▶ **Data extract**

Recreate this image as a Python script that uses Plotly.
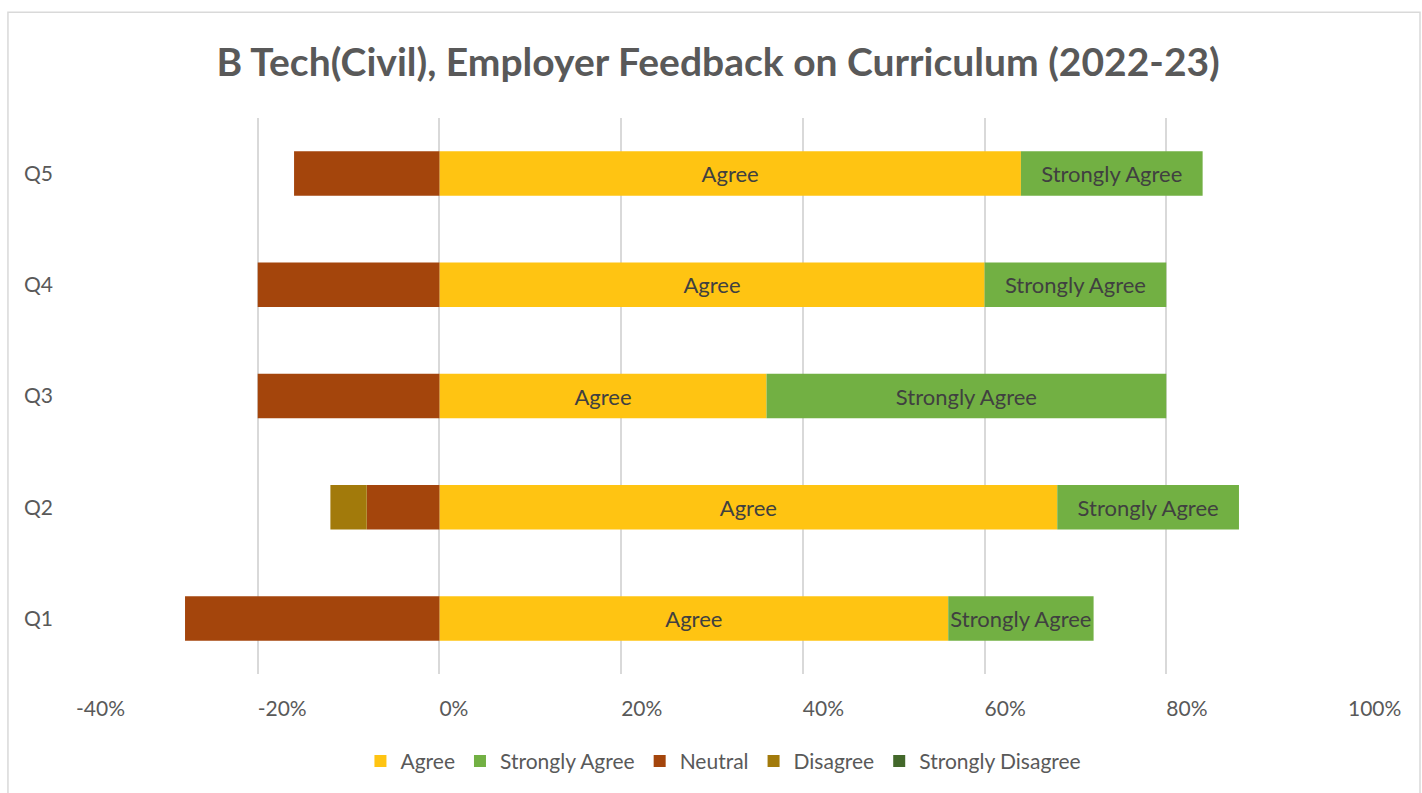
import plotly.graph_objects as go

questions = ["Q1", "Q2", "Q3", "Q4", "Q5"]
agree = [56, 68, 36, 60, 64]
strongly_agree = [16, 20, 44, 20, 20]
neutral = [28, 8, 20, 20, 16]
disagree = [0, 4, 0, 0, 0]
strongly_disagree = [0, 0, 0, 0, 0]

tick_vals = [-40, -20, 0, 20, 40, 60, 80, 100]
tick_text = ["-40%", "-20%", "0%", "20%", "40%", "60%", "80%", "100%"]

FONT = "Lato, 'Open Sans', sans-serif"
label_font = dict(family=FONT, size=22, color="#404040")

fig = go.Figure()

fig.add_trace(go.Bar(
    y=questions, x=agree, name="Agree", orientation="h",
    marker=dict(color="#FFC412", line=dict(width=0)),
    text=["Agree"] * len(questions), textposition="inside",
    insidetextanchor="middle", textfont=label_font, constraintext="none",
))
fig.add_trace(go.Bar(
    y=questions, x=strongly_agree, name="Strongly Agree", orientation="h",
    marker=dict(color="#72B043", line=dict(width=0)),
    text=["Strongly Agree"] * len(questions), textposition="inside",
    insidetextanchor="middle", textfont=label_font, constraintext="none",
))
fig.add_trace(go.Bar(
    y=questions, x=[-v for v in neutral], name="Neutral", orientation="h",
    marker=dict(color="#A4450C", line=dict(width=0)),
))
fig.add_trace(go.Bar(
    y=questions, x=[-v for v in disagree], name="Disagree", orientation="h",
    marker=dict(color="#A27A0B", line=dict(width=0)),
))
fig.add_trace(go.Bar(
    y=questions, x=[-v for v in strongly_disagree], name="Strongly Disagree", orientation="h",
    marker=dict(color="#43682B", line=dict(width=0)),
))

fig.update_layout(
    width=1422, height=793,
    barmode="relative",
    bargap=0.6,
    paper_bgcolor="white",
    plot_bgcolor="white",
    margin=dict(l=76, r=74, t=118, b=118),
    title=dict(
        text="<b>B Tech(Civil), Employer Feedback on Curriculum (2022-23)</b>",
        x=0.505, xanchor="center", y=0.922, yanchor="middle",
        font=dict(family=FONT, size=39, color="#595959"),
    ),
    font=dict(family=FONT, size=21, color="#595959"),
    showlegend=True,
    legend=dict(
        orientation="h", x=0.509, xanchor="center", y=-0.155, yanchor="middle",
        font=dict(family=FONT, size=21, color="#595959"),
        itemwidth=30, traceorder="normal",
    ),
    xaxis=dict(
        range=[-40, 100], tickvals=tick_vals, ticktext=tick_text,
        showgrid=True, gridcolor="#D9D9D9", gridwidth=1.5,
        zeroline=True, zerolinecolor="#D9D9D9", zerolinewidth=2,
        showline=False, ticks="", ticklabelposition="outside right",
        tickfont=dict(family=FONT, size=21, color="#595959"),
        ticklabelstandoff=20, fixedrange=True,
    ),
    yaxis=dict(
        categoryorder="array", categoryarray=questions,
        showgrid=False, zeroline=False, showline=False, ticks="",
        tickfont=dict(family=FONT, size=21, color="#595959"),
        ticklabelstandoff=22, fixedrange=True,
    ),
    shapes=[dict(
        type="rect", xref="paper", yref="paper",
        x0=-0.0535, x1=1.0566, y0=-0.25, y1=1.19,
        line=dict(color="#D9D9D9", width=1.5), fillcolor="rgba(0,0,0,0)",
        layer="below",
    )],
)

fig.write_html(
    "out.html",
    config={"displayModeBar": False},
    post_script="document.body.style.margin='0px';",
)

▶ **Task brief**
From the top of the listing above, repeat each line exactly until you reach the line containing "fig = go.Figure()", and repeat that one too. Leave the pictures out.

▶ **Worked solution**
Recreate this image as a Python script that uses Plotly.
import plotly.graph_objects as go

questions = ["Q1", "Q2", "Q3", "Q4", "Q5"]
agree = [56, 68, 36, 60, 64]
strongly_agree = [16, 20, 44, 20, 20]
neutral = [28, 8, 20, 20, 16]
disagree = [0, 4, 0, 0, 0]
strongly_disagree = [0, 0, 0, 0, 0]

tick_vals = [-40, -20, 0, 20, 40, 60, 80, 100]
tick_text = ["-40%", "-20%", "0%", "20%", "40%", "60%", "80%", "100%"]

FONT = "Lato, 'Open Sans', sans-serif"
label_font = dict(family=FONT, size=22, color="#404040")

fig = go.Figure()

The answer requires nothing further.